Return a copy of every line in the records that includes the word "with".

EXERCISE INPUTS —
__________________________________________________
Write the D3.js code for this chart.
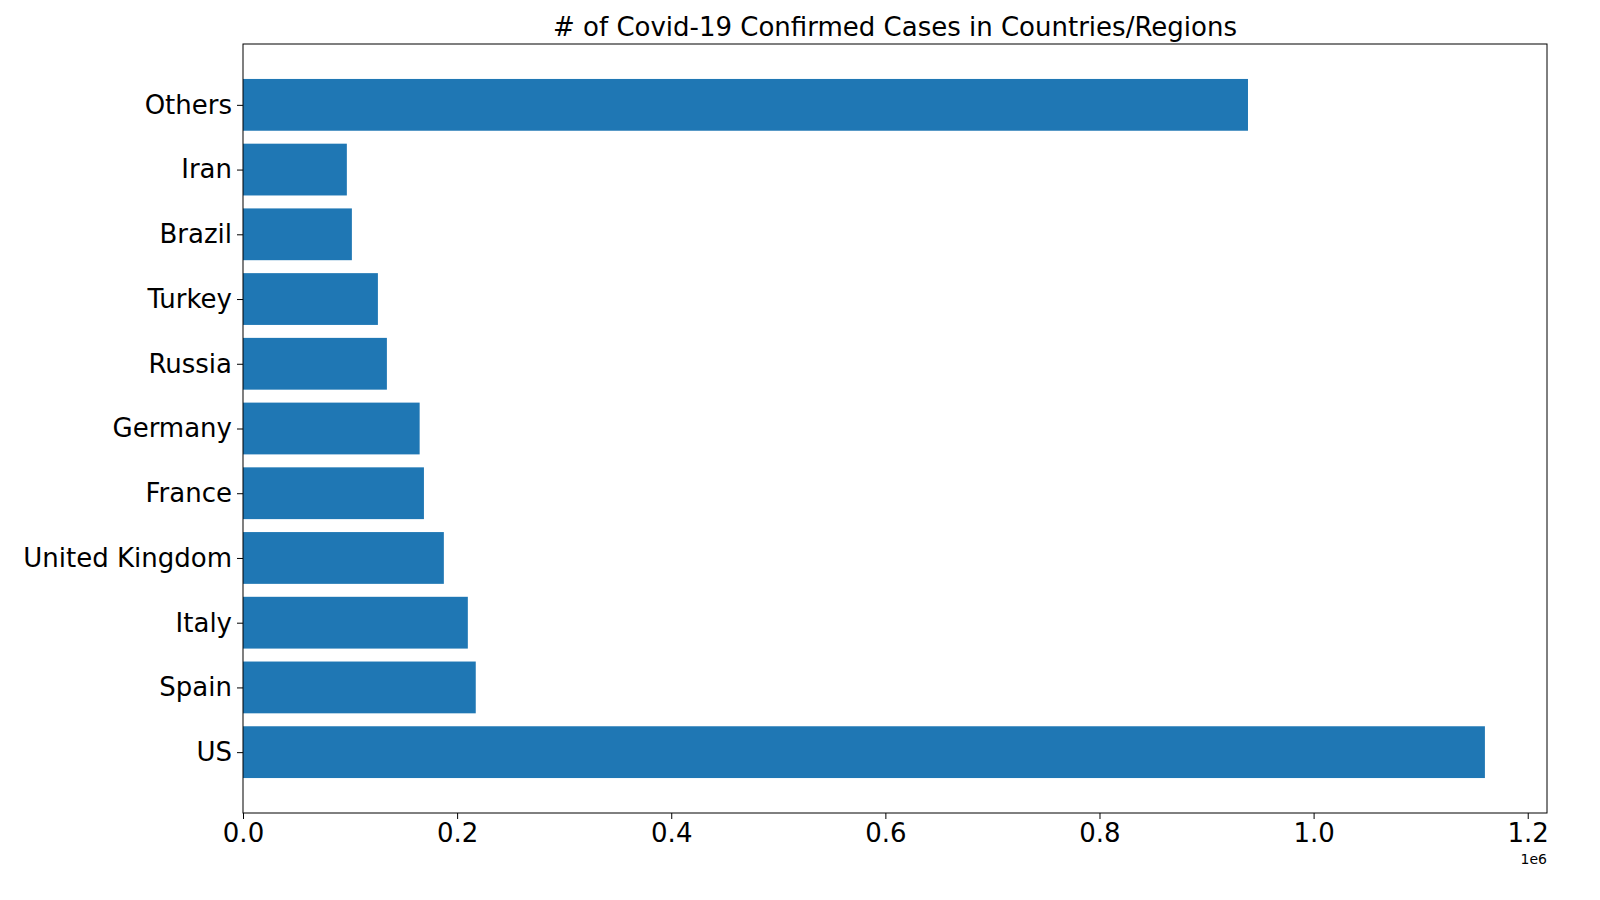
<!DOCTYPE html>
<html><head><meta charset="utf-8">
<script src="https://cdn.jsdelivr.net/npm/d3@7"></script>
<style>body{margin:0;background:#fff}text{font-family:"DejaVu Sans",sans-serif}</style>
</head><body><svg id="chart" width="1600" height="900"></svg>
<script>
const countries = ["US","Spain","Italy","United Kingdom","France","Germany","Russia","Turkey","Brazil","Iran","Others"];
const cases = [1160000,217400,210000,187600,169000,165000,134400,126000,101700,97000,938700];
const xTicks = [0,200000,400000,600000,800000,1000000,1200000];

const margin = {top: 44, right: 53, bottom: 87, left: 243},
    width = 1600 - margin.left - margin.right,
    height = 900 - margin.top - margin.bottom;

const svg = d3.select("#chart");
const g = svg.append("g").attr("transform", `translate(${margin.left},${margin.top})`);

const xMax = d3.max(cases) * 1.05;
const x = d3.scaleLinear().domain([0, xMax]).range([0, width]);
const y = d3.scaleLinear().domain([-0.94, countries.length - 1 + 0.94]).range([height, 0]);

g.selectAll("rect").data(cases).enter().append("rect")
    .attr("x", x(0))
    .attr("y", (d, i) => y(i + 0.4))
    .attr("width", d => x(d) - x(0))
    .attr("height", (d, i) => y(i - 0.4) - y(i + 0.4))
    .attr("fill", "#1f77b4");

const xAxis = g.append("g").attr("transform", `translate(0,${height})`)
    .call(d3.axisBottom(x).tickValues(xTicks).tickFormat(d => (d / 1e6).toFixed(1)).tickSizeOuter(0).tickSize(6).tickPadding(5));
const yAxis = g.append("g")
    .call(d3.axisLeft(y).tickValues(d3.range(countries.length)).tickFormat(i => countries[i]).tickSizeOuter(0).tickSize(6).tickPadding(5));
[xAxis, yAxis].forEach(a => {
  a.selectAll("text").style("font-size", "26px").attr("fill", "#000");
  a.select(".domain").remove();
});

g.append("rect").attr("width", width).attr("height", height)
    .attr("fill", "none").attr("stroke", "#000").attr("stroke-width", 1);

svg.append("text").attr("x", margin.left + width / 2).attr("y", 36)
    .attr("text-anchor", "middle").style("font-size", "26px")
    .text("# of Covid-19 Confirmed Cases in Countries/Regions");
svg.append("text").attr("x", margin.left + width).attr("y", 864)
    .attr("text-anchor", "end").style("font-size", "14px").text("1e6");
</script></body></html>
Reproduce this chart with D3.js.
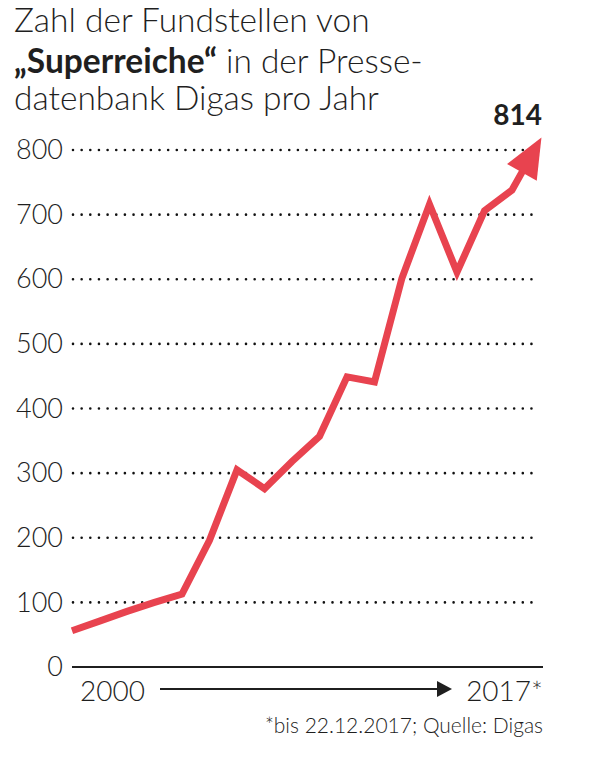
<!DOCTYPE html>
<html>
<head>
<meta charset="utf-8">
<script src="https://cdn.jsdelivr.net/npm/d3@7/dist/d3.min.js"></script>
<style>
  html, body { margin: 0; padding: 0; background: #fff; }
  svg { display: block; font-family: "Lato", "Open Sans", sans-serif; }
</style>
</head>
<body>
<svg id="chart" width="605" height="758"></svg>
<script>
// ---- data ----
const years = [2000, 2001, 2002, 2003, 2004, 2005, 2006, 2007, 2008, 2009, 2010, 2011, 2012, 2013, 2014, 2015, 2016, 2017];
const counts = [56, 71, 86, 100, 113, 196, 305, 276, 318, 357, 449, 441, 602, 716, 611, 706, 738, 814];
const yTicks = [0, 100, 200, 300, 400, 500, 600, 700, 800];
const titleLines = ["Zahl der Fundstellen von", ["„Superreiche“", " in der Presse-"], "datenbank Digas pro Jahr"];
const xStartLabel = "2000";
const xEndLabel = "2017*";
const endLabel = "814";
const footnote = "*bis 22.12.2017; Quelle: Digas";

const red = "#e8434f";
const ink = "#1f1f1f";
const FONT = '"Lato", "Open Sans", sans-serif';

const svg = d3.select("#chart");
const x = d3.scaleLinear().domain([2000, 2017]).range([72, 539.5]);
const y = d3.scaleLinear().domain([0, 800]).range([667, 150]);

// title
const title = svg.append("text").attr("fill", ink).style("font-size", "33.5px").style("font-weight", 300);
title.append("tspan").attr("x", 14).attr("y", 32).text(titleLines[0]);
const l2 = title.append("tspan").attr("x", 14).attr("y", 73);
l2.append("tspan").style("font-weight", 700).text(titleLines[1][0]);
l2.append("tspan").text(titleLines[1][1]);
title.append("tspan").attr("x", 14).attr("y", 110).text(titleLines[2]);

// y axis labels
const yAxis = d3.axisLeft(y).tickValues(yTicks).tickSize(0).tickPadding(9).tickFormat(d3.format("d"));
const gAxis = svg.append("g").attr("transform", "translate(72,0)").call(yAxis)
  .attr("font-family", FONT).attr("font-size", null);
gAxis.select(".domain").remove();
gAxis.selectAll("text").attr("fill", ink).style("font-family", FONT)
  .style("font-size", "27px").style("font-weight", 300);

// gridlines (dotted)
svg.append("g").selectAll("line").data(yTicks.filter(d => d > 0)).join("line")
  .attr("x1", 73).attr("x2", 538)
  .attr("y1", d => y(d)).attr("y2", d => y(d))
  .attr("stroke", "#111").attr("stroke-width", 2.6)
  .attr("stroke-linecap", "round").attr("stroke-dasharray", "0,8.65");

// baseline
svg.append("line").attr("x1", 72).attr("x2", 543).attr("y1", y(0)).attr("y2", y(0))
  .attr("stroke", ink).attr("stroke-width", 2);

// x labels + arrow
svg.append("text").attr("x", 80).attr("y", 701).attr("fill", ink)
  .style("font-size", "28px").style("font-weight", 300).text(xStartLabel);
svg.append("text").attr("x", 543).attr("y", 701).attr("text-anchor", "end").attr("fill", ink)
  .style("font-size", "28px").style("font-weight", 300).text(xEndLabel);
svg.append("line").attr("x1", 160).attr("x2", 440).attr("y1", 689).attr("y2", 689)
  .attr("stroke", ink).attr("stroke-width", 2);
svg.append("path").attr("d", "M437,681 L452,689 L437,697 Z").attr("fill", ink);

// red line with arrowhead
const pts = years.map((yr, i) => [x(yr), y(counts[i])]);
const n = pts.length;
const pPrev = pts[n - 2], pEnd = pts[n - 1];
const dx = pEnd[0] - pPrev[0], dy = pEnd[1] - pPrev[1];
const len = Math.hypot(dx, dy);
const ux = dx / len, uy = dy / len;
const tip = [pEnd[0] + ux * 4, pEnd[1] + uy * 4];
const headLen = 40, headHalf = 17;
const base = [tip[0] - ux * headLen, tip[1] - uy * headLen];
const linePts = pts.slice(0, n - 1).concat([[base[0] + ux * 4, base[1] + uy * 4]]);

svg.append("path").datum(linePts)
  .attr("d", d3.line())
  .attr("fill", "none").attr("stroke", red).attr("stroke-width", 7)
  .attr("stroke-linejoin", "miter").attr("stroke-linecap", "butt");

svg.append("path")
  .attr("d", `M${tip[0]},${tip[1]} L${base[0] - uy * headHalf},${base[1] + ux * headHalf} L${base[0] + uy * headHalf},${base[1] - ux * headHalf} Z`)
  .attr("fill", red);

// end label
svg.append("text").attr("x", 542).attr("y", 125).attr("text-anchor", "end").attr("fill", ink)
  .style("font-size", "28px").style("font-weight", 700).text(endLabel);

// footnote
svg.append("text").attr("x", 543).attr("y", 733).attr("text-anchor", "end").attr("fill", ink)
  .style("font-size", "21px").style("font-weight", 300).text(footnote);
</script>
</body>
</html>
__________________________________________________
SOLUTION —
Reproduce this chart with D3.js.
// red line with arrowhead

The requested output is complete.